- Nickname: The Beast
- Born: 24 November 1922 Germany
- Allegiance: Nazi Germany
- Branch: Schutzstaffel
- Service years: 1942–1945
- Rank: Aufseherin
- Unit: Ravensbrück; Theresienstadt;

= Hildegard Mende =

Nazi concentration camp guard (born 1922)

Hildegard Mende (born 24 November 1922) was a female guard (Aufseherin) in two concentration camps during World War II. She was employed in Ravensbrück and then in the small fortress of Theresienstadt concentration camp and ghetto in Czechoslovakia. About 88,000 Jews were deported from Theresienstadt; over 33,000 are known to have been murdered or died in the camp itself. She gained the nickname "The Beast" for her alleged sadism.
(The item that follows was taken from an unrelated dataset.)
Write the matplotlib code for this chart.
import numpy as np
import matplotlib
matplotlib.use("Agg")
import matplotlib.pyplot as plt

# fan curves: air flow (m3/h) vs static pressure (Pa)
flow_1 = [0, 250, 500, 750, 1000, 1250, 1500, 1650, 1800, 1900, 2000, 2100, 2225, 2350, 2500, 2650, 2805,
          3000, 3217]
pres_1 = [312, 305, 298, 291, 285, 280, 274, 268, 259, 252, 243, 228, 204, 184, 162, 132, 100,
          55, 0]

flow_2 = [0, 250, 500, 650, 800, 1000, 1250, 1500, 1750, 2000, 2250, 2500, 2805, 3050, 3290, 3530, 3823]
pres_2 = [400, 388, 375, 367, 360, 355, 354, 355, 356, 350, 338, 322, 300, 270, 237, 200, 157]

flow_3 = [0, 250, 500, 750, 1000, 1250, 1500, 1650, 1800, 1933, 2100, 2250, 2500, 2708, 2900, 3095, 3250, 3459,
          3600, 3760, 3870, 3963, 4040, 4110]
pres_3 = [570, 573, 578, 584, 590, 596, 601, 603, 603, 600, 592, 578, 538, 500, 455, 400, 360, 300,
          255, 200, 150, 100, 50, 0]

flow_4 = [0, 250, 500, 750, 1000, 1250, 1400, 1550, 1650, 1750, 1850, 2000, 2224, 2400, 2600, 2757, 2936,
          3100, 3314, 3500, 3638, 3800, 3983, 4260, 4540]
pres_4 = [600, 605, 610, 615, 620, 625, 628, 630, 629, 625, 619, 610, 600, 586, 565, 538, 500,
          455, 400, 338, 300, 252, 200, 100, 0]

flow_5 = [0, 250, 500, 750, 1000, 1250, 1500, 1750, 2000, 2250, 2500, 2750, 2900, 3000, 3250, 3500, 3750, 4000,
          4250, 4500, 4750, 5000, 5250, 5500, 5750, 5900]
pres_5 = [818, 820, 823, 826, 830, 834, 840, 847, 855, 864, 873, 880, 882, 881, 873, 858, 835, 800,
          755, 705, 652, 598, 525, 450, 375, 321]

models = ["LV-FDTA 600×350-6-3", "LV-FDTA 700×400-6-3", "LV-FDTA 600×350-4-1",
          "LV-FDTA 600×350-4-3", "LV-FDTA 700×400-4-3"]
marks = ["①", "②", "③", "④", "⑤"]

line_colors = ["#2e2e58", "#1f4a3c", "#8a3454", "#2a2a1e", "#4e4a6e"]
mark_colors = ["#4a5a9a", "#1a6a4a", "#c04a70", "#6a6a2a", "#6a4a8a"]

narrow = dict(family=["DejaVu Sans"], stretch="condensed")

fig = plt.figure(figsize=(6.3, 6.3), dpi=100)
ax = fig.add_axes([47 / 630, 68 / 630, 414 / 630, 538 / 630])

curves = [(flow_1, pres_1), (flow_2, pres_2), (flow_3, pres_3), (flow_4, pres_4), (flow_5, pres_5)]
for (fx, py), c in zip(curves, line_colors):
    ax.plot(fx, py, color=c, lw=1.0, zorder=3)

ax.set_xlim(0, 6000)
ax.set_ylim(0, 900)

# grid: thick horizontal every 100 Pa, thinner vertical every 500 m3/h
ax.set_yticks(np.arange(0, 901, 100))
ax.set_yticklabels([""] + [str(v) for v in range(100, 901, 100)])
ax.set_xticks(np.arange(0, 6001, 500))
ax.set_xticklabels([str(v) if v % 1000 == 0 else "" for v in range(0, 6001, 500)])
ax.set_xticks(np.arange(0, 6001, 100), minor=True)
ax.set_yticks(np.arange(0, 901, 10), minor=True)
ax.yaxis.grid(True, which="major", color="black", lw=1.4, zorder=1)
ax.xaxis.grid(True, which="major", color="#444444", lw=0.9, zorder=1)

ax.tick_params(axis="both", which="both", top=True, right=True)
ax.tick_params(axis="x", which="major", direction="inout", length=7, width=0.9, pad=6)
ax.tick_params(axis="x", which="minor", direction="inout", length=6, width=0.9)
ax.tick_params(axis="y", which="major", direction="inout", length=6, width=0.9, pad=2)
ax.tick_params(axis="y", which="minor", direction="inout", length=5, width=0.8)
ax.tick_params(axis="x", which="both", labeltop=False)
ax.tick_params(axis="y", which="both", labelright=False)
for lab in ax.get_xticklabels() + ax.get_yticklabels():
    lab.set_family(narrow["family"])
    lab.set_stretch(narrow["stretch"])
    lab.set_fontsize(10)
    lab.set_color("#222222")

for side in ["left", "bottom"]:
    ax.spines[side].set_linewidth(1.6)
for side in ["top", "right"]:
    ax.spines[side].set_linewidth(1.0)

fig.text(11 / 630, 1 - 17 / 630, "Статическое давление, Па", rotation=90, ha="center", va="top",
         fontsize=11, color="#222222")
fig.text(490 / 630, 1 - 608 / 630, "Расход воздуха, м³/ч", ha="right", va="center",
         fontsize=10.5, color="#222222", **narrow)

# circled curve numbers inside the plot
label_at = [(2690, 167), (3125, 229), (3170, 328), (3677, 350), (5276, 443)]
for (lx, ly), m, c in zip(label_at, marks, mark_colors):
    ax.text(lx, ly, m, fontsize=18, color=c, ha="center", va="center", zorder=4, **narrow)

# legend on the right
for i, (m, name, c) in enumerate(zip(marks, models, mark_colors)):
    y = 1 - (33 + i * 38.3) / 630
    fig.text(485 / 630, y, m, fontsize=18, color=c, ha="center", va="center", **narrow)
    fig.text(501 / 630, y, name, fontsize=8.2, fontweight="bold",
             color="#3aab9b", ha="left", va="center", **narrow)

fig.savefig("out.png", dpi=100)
Her husband was Herbert Mende (1 February 1919 – 1997), a "Polish German, a boxer, a member of the Prague Gestapo, from prison in June 1940 who was appointed guard in Terezin, and was known for his harsh interrogations. On September 24, 1948, he was sentenced in absentia to death. However, he lived in the GDR and with impunity since 1969 in Germany, where he died in 1997. As an overseer, he worked in Theresienstadt with his wife Hildegard, who was allegedly able to kill prisoners with their bare hands."